Goren Bridge Society

High-level swindle

East-West vulnerable, West deals

Today’s deal is from a high-level team competition late last year. East-West were one of the best pairs in the world, with a sterling track record over the last 40 years or so. Lucky for the rest of us, even the greats can have momentary lapses. What would you bid over two diamonds with the South hand? A two-spade bid would have led to a four-spade contract. West would have to give his partner a heart ruff to defeat that contract, by no means a sure thing. The massive holding in opener’s suit convinced South to bid two no trump rather than two spades.
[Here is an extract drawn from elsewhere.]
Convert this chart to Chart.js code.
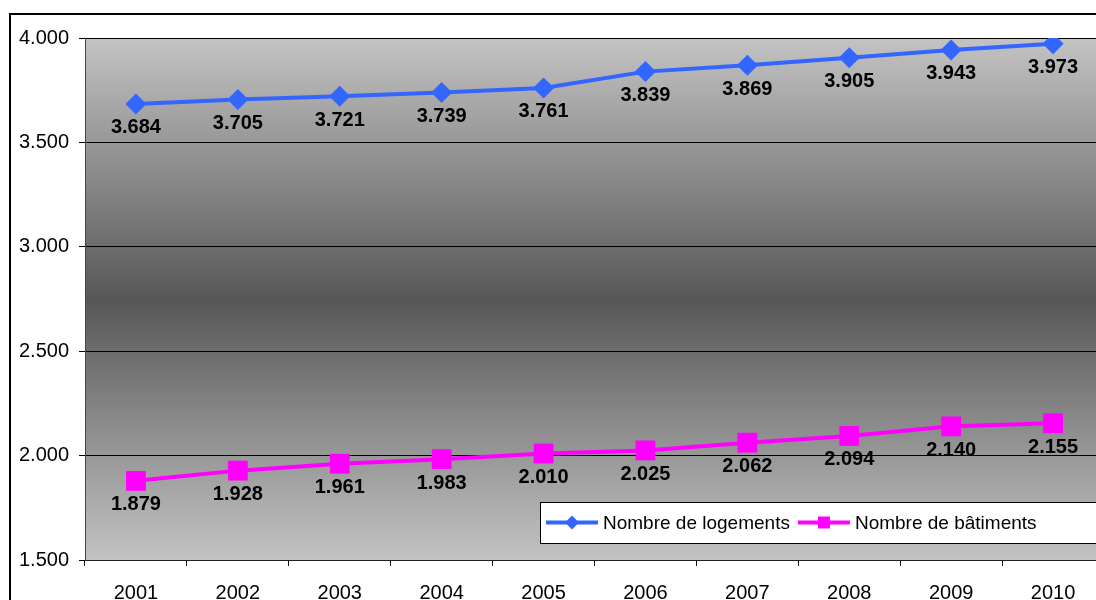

North-South’s aggressive contract would have rolled home on any lead but a club, but West found the winning lead. Declarer put up dummy’s king of clubs at trick one, wishing that he had bid two spades. The king held the trick, but the contract still had no chance. The defence had to have at least four club tricks plus the ace of hearts. Assuming a normal split in spades, declarer only had seven tricks. What to do? The enterprising declarer tried for an unlikely swindle. At trick two, he led the 10 of hearts from dummy and played the king from his hand. West ducked smoothly. No harm so far. South now continued with a low heart toward dummy’s nine. Expecting his partner to win this trick, West played low. South ran like a thief with his nine tricks.